Decisions affecting all Georgians have been made in these buildings built for citizens rather than for bureaucrats and for communities rather than for jurisdictions. The courthouses’ dignity and distinctive features engender a local pride and affection that modern econobox structures can never match. In those places where old courthouses have been lost to fire or demolition, people remember them with fondness for decades afterwards.
In most county seats, the courthouse remains a major traditional landmark, often the most recognized landmark in the county. Usually standing on the highest point in town, and frequently surrounded by the principal local businesses and institutions, they designate the heart of a community.
The courthouse is also a symbol of a county. Courthouse towers frequently appear in the logotypes of county governments and county historical societies because they instantly communicate the concept of county. Because they have architectural character, they add distinction to the county’s image and enhance community pride. The old county courthouse is one building in the community that is not likely to be confused with others. The courthouse can be an important anchor in a downtown business district, generating foot traffic in much the same way as a department store in a retail mall.

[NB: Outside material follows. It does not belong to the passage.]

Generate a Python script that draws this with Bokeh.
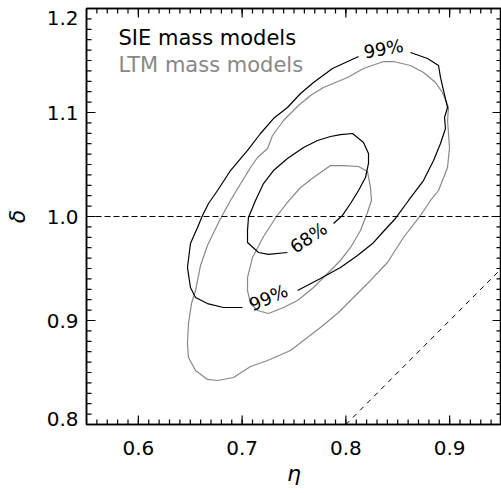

No one really knows what served as Dade County's courthouse after the county's creation on Christmas Day of 1837. Usually, when the General Assembly created a new county, it provided for an inferior court or a special commission with power to select a site and contract for building a county courthouse. However, the legislation creating Dade County made no provision for a courthouse.
In the early days of most counties, officials and judges met in private homes or utilized Masonic lodges or other buildings for county business. Although one source says that Dade County's first courthouse was built in Trenton in 1849, it is likely that the first courthouse was constructed earlier.

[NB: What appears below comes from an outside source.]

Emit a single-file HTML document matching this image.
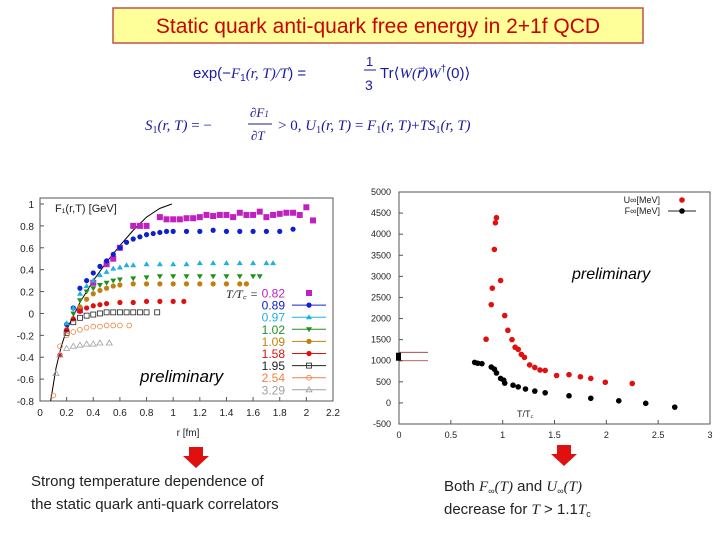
<!DOCTYPE html>
<html><head><meta charset="utf-8"><style>
body{margin:0;background:#fff;width:720px;height:540px;overflow:hidden;font-family:"Liberation Sans",sans-serif}
svg{display:block}
</style></head><body>
<svg id="s" width="720" height="540" viewBox="0 0 720 540">
<rect x="113" y="8" width="530" height="35" fill="#ffff99" stroke="#c0504d" stroke-width="1.5"/>
<text x="378" y="33" text-anchor="middle" font-size="21" fill="#cc0000">Static quark anti-quark free energy  in 2+1f QCD</text>
<g fill="#1a1aa0" font-size="15">
<text x="193" y="78">exp(−<tspan font-family="Liberation Serif" font-style="italic">F</tspan><tspan font-size="10" dy="3">1</tspan><tspan dy="-3" font-family="Liberation Serif" font-style="italic">(r, T)/T</tspan>) =</text>
<text x="366" y="66" font-size="13">1</text><line x1="364" y1="70" x2="376" y2="70" stroke="#1a1aa0"/><text x="365" y="90" font-size="14">3</text>
<text x="380" y="78">Tr⟨<tspan font-family="Liberation Serif" font-style="italic">W(r⃗)W</tspan><tspan font-size="10" dy="-6">†</tspan><tspan dy="6">(0)⟩</tspan></text>
</g>
<g fill="#1a1aa0" font-size="15" font-family="Liberation Serif">
<text x="145" y="130"><tspan font-style="italic">S</tspan><tspan font-size="10" dy="3">1</tspan><tspan dy="-3" font-style="italic">(r, T)</tspan> = −</text>
<text x="250" y="117" font-size="13" font-style="italic">∂F<tspan font-size="9">1</tspan></text><line x1="248" y1="124" x2="272" y2="124" stroke="#1a1aa0"/><text x="251" y="140" font-size="13" font-style="italic">∂T</text>
<text x="278" y="130">&gt; 0, <tspan font-style="italic">U</tspan><tspan font-size="10" dy="3">1</tspan><tspan dy="-3" font-style="italic">(r, T)</tspan> = <tspan font-style="italic">F</tspan><tspan font-size="10" dy="3">1</tspan><tspan dy="-3" font-style="italic">(r, T)</tspan>+<tspan font-style="italic">TS</tspan><tspan font-size="10" dy="3">1</tspan><tspan dy="-3" font-style="italic">(r, T)</tspan></text>
</g>
<g id="left"></g>
<g id="right"></g>
<g><polygon points="189,447 203,447 203,456 209,456 196,468 183,456 189,456" fill="#e01010"/></g>
<g><polygon points="557,445 571,445 571,454 577,454 564,466 551,454 557,454" fill="#e01010"/></g>
<g font-size="15" fill="#222">
<text x="31" y="486">Strong temperature dependence of</text>
<text x="31" y="509">the static quark anti-quark correlators</text></g>
<g font-size="15" fill="#222">
<text x="444" y="491">Both <tspan font-family="Liberation Serif" font-style="italic">F</tspan><tspan font-size="9" dy="3">∞</tspan><tspan dy="-3" font-family="Liberation Serif" font-style="italic">(T)</tspan> and <tspan font-family="Liberation Serif" font-style="italic">U</tspan><tspan font-size="9" dy="3">∞</tspan><tspan dy="-3" font-family="Liberation Serif" font-style="italic">(T)</tspan></text>
<text x="444" y="514">decrease for <tspan font-family="Liberation Serif" font-style="italic">T</tspan> &gt; 1.1<tspan font-family="Liberation Serif" font-style="italic">T</tspan><tspan font-size="9" dy="3">c</tspan></text></g>
</svg>
<script>
// ---- left chart data ----
const leftTemps=["0.82","0.89","0.97","1.02","1.09","1.58","1.95","2.54","3.29"];
const s082=[[0.3,0.03],[0.4,0.28],[0.5,0.45],[0.55,0.5],[0.6,0.6],[0.7,0.8],[0.75,0.8],[0.8,0.8],[0.9,0.88],[0.95,0.86],[1.0,0.86],[1.05,0.86],[1.1,0.87],[1.15,0.87],[1.2,0.88],[1.25,0.9],[1.3,0.89],[1.35,0.9],[1.4,0.9],[1.45,0.88],[1.5,0.92],[1.55,0.9],[1.6,0.9],[1.65,0.93],[1.7,0.88],[1.75,0.9],[1.8,0.91],[1.85,0.92],[1.9,0.92],[1.95,0.9],[2.0,0.97],[2.05,0.85]];
const s089=[[0.2,-0.1],[0.25,0.05],[0.3,0.23],[0.35,0.3],[0.4,0.37],[0.45,0.43],[0.5,0.48],[0.55,0.54],[0.6,0.6],[0.65,0.65],[0.7,0.68],[0.75,0.7],[0.8,0.72],[0.85,0.73],[0.9,0.74],[0.95,0.75],[1.0,0.75],[1.1,0.75],[1.2,0.75],[1.3,0.76],[1.4,0.75],[1.5,0.75],[1.6,0.75],[1.7,0.75],[1.8,0.75],[1.9,0.77]];
const s097=[[0.2,-0.09],[0.25,0.05],[0.3,0.18],[0.35,0.25],[0.4,0.3],[0.45,0.35],[0.5,0.38],[0.55,0.41],[0.6,0.42],[0.65,0.44],[0.7,0.44],[0.8,0.45],[0.9,0.45],[1.0,0.45],[1.1,0.45],[1.2,0.46],[1.3,0.46],[1.4,0.46],[1.5,0.46],[1.6,0.46],[1.7,0.46],[1.75,0.46]];
const s102=[[0.25,0.0],[0.3,0.12],[0.35,0.2],[0.4,0.23],[0.45,0.26],[0.5,0.28],[0.55,0.3],[0.6,0.31],[0.7,0.32],[0.8,0.33],[0.9,0.34],[1.0,0.34],[1.1,0.34],[1.2,0.34],[1.3,0.34],[1.4,0.34],[1.5,0.34],[1.6,0.34],[1.65,0.34]];
const s109=[[0.3,0.06],[0.35,0.13],[0.4,0.18],[0.45,0.21],[0.5,0.23],[0.55,0.25],[0.6,0.26],[0.7,0.27],[0.8,0.27],[0.9,0.27],[1.0,0.27],[1.1,0.27],[1.2,0.27],[1.3,0.27],[1.4,0.27],[1.5,0.27],[1.55,0.27]];
const s158=[[0.15,-0.38],[0.2,-0.15],[0.25,-0.05],[0.3,0.02],[0.35,0.05],[0.4,0.07],[0.45,0.08],[0.5,0.09],[0.6,0.1],[0.7,0.1],[0.8,0.11],[0.9,0.11],[1.0,0.11],[1.08,0.11]];
const s195=[[0.2,-0.18],[0.25,-0.08],[0.3,-0.04],[0.35,-0.02],[0.4,-0.01],[0.45,0.0],[0.5,0.01],[0.55,0.01],[0.6,0.01],[0.65,0.01],[0.7,0.01],[0.75,0.01],[0.8,0.01],[0.88,0.01]];
const s254=[[0.1,-0.75],[0.15,-0.3],[0.2,-0.2],[0.25,-0.17],[0.3,-0.15],[0.35,-0.13],[0.4,-0.12],[0.45,-0.12],[0.5,-0.11],[0.55,-0.11],[0.6,-0.11],[0.67,-0.11]];
const s329=[[0.12,-0.55],[0.15,-0.38],[0.2,-0.32],[0.25,-0.3],[0.3,-0.29],[0.35,-0.28],[0.4,-0.28],[0.45,-0.27],[0.52,-0.27]];
const cornell=[[0.08,-0.8],[0.12,-0.5],[0.16,-0.3],[0.2,-0.15],[0.3,0.1],[0.4,0.3],[0.5,0.47],[0.6,0.62],[0.7,0.76],[0.8,0.88],[0.9,0.96],[0.99,1.0]];
const leftXTicks=["0","0.2","0.4","0.6","0.8","1","1.2","1.4","1.6","1.8","2","2.2"];
const leftYTicks=["-0.8","-0.6","-0.4","-0.2","0","0.2","0.4","0.6","0.8","1"];
// ---- right chart data ----
const uInf=[[0.84,1510],[0.89,2330],[0.9,2720],[0.92,3640],[0.93,4270],[0.94,4390],[0.98,2900],[1.02,2070],[1.05,1720],[1.09,1500],[1.12,1320],[1.15,1270],[1.18,1150],[1.21,1080],[1.26,900],[1.31,840],[1.36,780],[1.41,770],[1.52,650],[1.64,670],[1.75,620],[1.85,580],[1.99,490],[2.25,460]];
const fInf=[[0.73,960],[0.76,940],[0.8,930],[0.89,850],[0.92,800],[0.94,710],[0.98,580],[1.01,540],[1.02,470],[1.1,420],[1.15,380],[1.22,330],[1.31,280],[1.41,240],[1.64,170],[1.85,110],[2.12,50],[2.38,-10],[2.66,-100]];
const rightXTicks=["0","0.5","1","1.5","2","2.5","3"];
const rightYTicks=["-500","0","500","1000","1500","2000","2500","3000","3500","4000","4500","5000"];

const NS="http://www.w3.org/2000/svg";
function mk(p,t,a){const e=document.createElementNS(NS,t);for(const k in a)e.setAttribute(k,a[k]);p.appendChild(e);return e;}
const L=document.getElementById('left');
const lx=v=>40+(v/2.2)*293, ly=v=>204+(1-v)*(197/1.8);
const lf=mk(L,'rect',{x:40,y:198,width:293,height:203,fill:'none',stroke:'#555','stroke-width':1});


leftXTicks.forEach(t=>{const v=+t;mk(L,'line',{x1:lx(v),x2:lx(v),y1:401,y2:397,stroke:'#555'});const e=mk(L,'text',{x:lx(v),y:416,'font-size':10,'text-anchor':'middle',fill:'#222'});e.textContent=t;

});
leftYTicks.forEach(t=>{const v=+t;mk(L,'line',{x1:40,x2:44,y1:ly(v),y2:ly(v),stroke:'#555'});const e=mk(L,'text',{x:34,y:ly(v)+4,'font-size':10,'text-anchor':'end',fill:'#222'});e.textContent=t;

});
let e=mk(L,'text',{x:188,y:436,'font-size':10,'text-anchor':'middle',fill:'#222'});e.textContent='r [fm]';


e=mk(L,'text',{x:55,y:212,'font-size':11,fill:'#222'});e.textContent='F₁(r,T) [GeV]';


e=mk(L,'text',{x:140,y:382,'font-size':17,'font-style':'italic',fill:'#000'});e.textContent='preliminary';


const cl=mk(L,'polyline',{points:cornell.map(p=>lx(p[0])+','+ly(p[1])).join(' '),fill:'none',stroke:'#000','stroke-width':1});


const series=[s082,s089,s097,s102,s109,s158,s195,s254,s329];
const cols=['#c020c0','#1020d0','#20b0e0','#209020','#c08010','#e01010','#222','#f08040','#a0a0a0'];
const shapes=['sq','ci','tr','tu','ci','pe','osq','oci','otr'];
function marker(g,x,y,s,c){
 if(s=='sq')return mk(g,'rect',{x:x-3,y:y-3,width:6,height:6,fill:c});
 if(s=='osq')return mk(g,'rect',{x:x-2.5,y:y-2.5,width:5,height:5,fill:'none',stroke:c,'stroke-width':0.8});
 if(s=='ci')return mk(g,'circle',{cx:x,cy:y,r:2.6,fill:c});
 if(s=='oci')return mk(g,'circle',{cx:x,cy:y,r:2.4,fill:'none',stroke:c,'stroke-width':0.8});
 if(s=='tr')return mk(g,'polygon',{points:`${x},${y-3} ${x-3},${y+2} ${x+3},${y+2}`,fill:c});
 if(s=='otr')return mk(g,'polygon',{points:`${x},${y-3} ${x-3},${y+2} ${x+3},${y+2}`,fill:'none',stroke:c,'stroke-width':0.8});
 if(s=='tu')return mk(g,'polygon',{points:`${x},${y+3} ${x-3},${y-2} ${x+3},${y-2}`,fill:c});
 return mk(g,'circle',{cx:x,cy:y,r:2.6,fill:c});
}
series.forEach((sr,i)=>{const g=mk(L,'g',{});
 
 
 sr.forEach(p=>{const m=marker(g,lx(p[0]),ly(p[1]),shapes[i],cols[i]);
 
 });
 const yy=293+i*12.1;
 const lg=mk(L,'g',{});
 
 
 const t=mk(lg,'text',{x:285,y:yy+4.5,'font-size':12,'text-anchor':'end',fill:cols[i]});t.textContent=leftTemps[i];
 if(i>0)mk(lg,'line',{x1:292,x2:326,y1:yy,y2:yy,stroke:cols[i],'stroke-width':1});
 marker(lg,309,yy,shapes[i],cols[i]);
});
e=mk(L,'text',{x:226,y:298,'font-size':12,'font-style':'italic','font-family':'Liberation Serif',fill:'#222'});e.textContent='T/T꜀ =';


const R=document.getElementById('right');
const rx=v=>399+(v/3)*311, ry=v=>192+(5000-v)*(232/5500);
const rf=mk(R,'rect',{x:399,y:192,width:311,height:232,fill:'none',stroke:'#555','stroke-width':1});


rightXTicks.forEach(t=>{const v=+t;mk(R,'line',{x1:rx(v),x2:rx(v),y1:424,y2:420,stroke:'#555'});const e=mk(R,'text',{x:rx(v),y:438,'font-size':9,'text-anchor':'middle',fill:'#222'});e.textContent=t;

});
rightYTicks.forEach(t=>{const v=+t;mk(R,'line',{x1:399,x2:403,y1:ry(v),y2:ry(v),stroke:'#555'});const e=mk(R,'text',{x:391,y:ry(v)+3,'font-size':9,'text-anchor':'end',fill:'#222'});e.textContent=t;

});
e=mk(R,'text',{x:517,y:417,'font-size':9,fill:'#222'});e.textContent='T/T꜀';


e=mk(R,'text',{x:572,y:279,'font-size':16,'font-style':'italic',fill:'#000'});e.textContent='preliminary';


mk(R,'line',{x1:399,x2:428,y1:ry(1200),y2:ry(1200),stroke:'#a03030','stroke-width':0.8});
mk(R,'line',{x1:399,x2:428,y1:ry(1000),y2:ry(1000),stroke:'#a03030','stroke-width':0.8});
mk(R,'rect',{x:396,y:ry(1190),width:5,height:ry(1000)-ry(1190),fill:'#000'});
const gu=mk(R,'g',{});
uInf.forEach(p=>{const m=mk(gu,'circle',{cx:rx(p[0]),cy:ry(p[1]),r:2.8,fill:'#e01010'});

});
const gf=mk(R,'g',{});
fInf.forEach(p=>{const m=mk(gf,'circle',{cx:rx(p[0]),cy:ry(p[1]),r:2.8,fill:'#000'});

});
const rl=mk(R,'g',{});
let t1=mk(rl,'text',{x:660,y:203,'font-size':9,'text-anchor':'end',fill:'#222'});t1.textContent='U∞[MeV]';
mk(rl,'circle',{cx:682,cy:200,r:2.8,fill:'#e01010'});
t1=mk(rl,'text',{x:660,y:214,'font-size':9,'text-anchor':'end',fill:'#222'});t1.textContent='F∞[MeV]';
mk(rl,'line',{x1:668,x2:696,y1:211,y2:211,stroke:'#222'});
mk(rl,'circle',{cx:682,cy:211,r:2.8,fill:'#000'});
</script>
</body></html>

Though no one knows when it was actually built, that first courthouse burned in April 1853, and the legislature appropriated $1,200 to help the county build a new courthouse (Ga. Laws 1853-54, p. 156). At some point thereafter, a new courthouse was built -- but it was burned by Union troops in November 1863 in connection with the Chattanooga campaign.

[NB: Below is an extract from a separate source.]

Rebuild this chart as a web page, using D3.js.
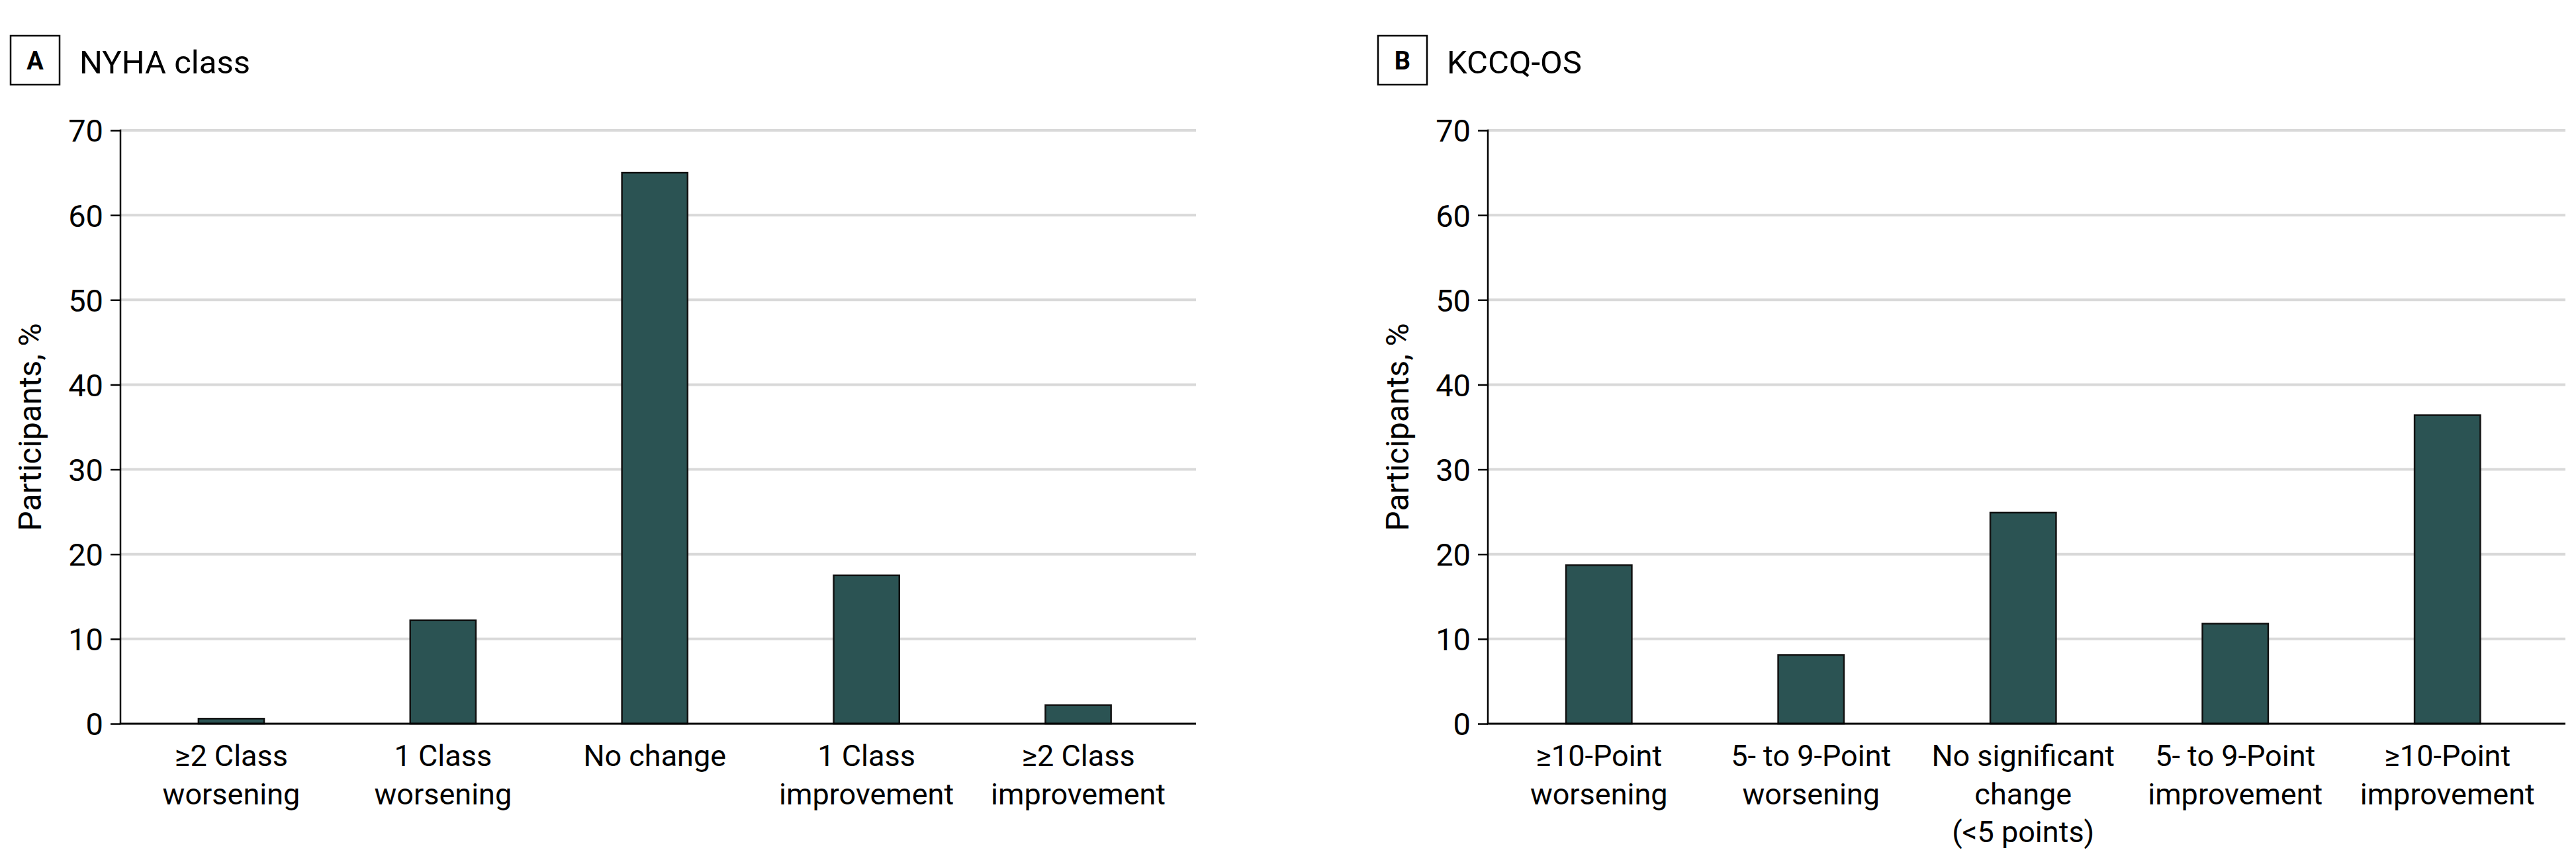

It is not clear what Dade County used for the next six years, but a new courthouse was constructed in 1869. While a plaque at the present courthouse indicates that the 1869 courthouse burned in 1895, local newspaper articles document that the 1869 courthouse was used until torn down in 1925 to make way for a new courthouse.
Dade County's fourth and present courthouse was built in 1926. More recently, the Dade County Justice Building, a block west of the old courthouse, was completed in 1989. The largest county government facility is the Dade County Administrative Building adjacent to the justice building, constructed in 2000-2001. Today, the superior court, district attorney, and state probation offices remain in the old Dade County courthouse, with other judicial and law enforcement offices in the Justice Building.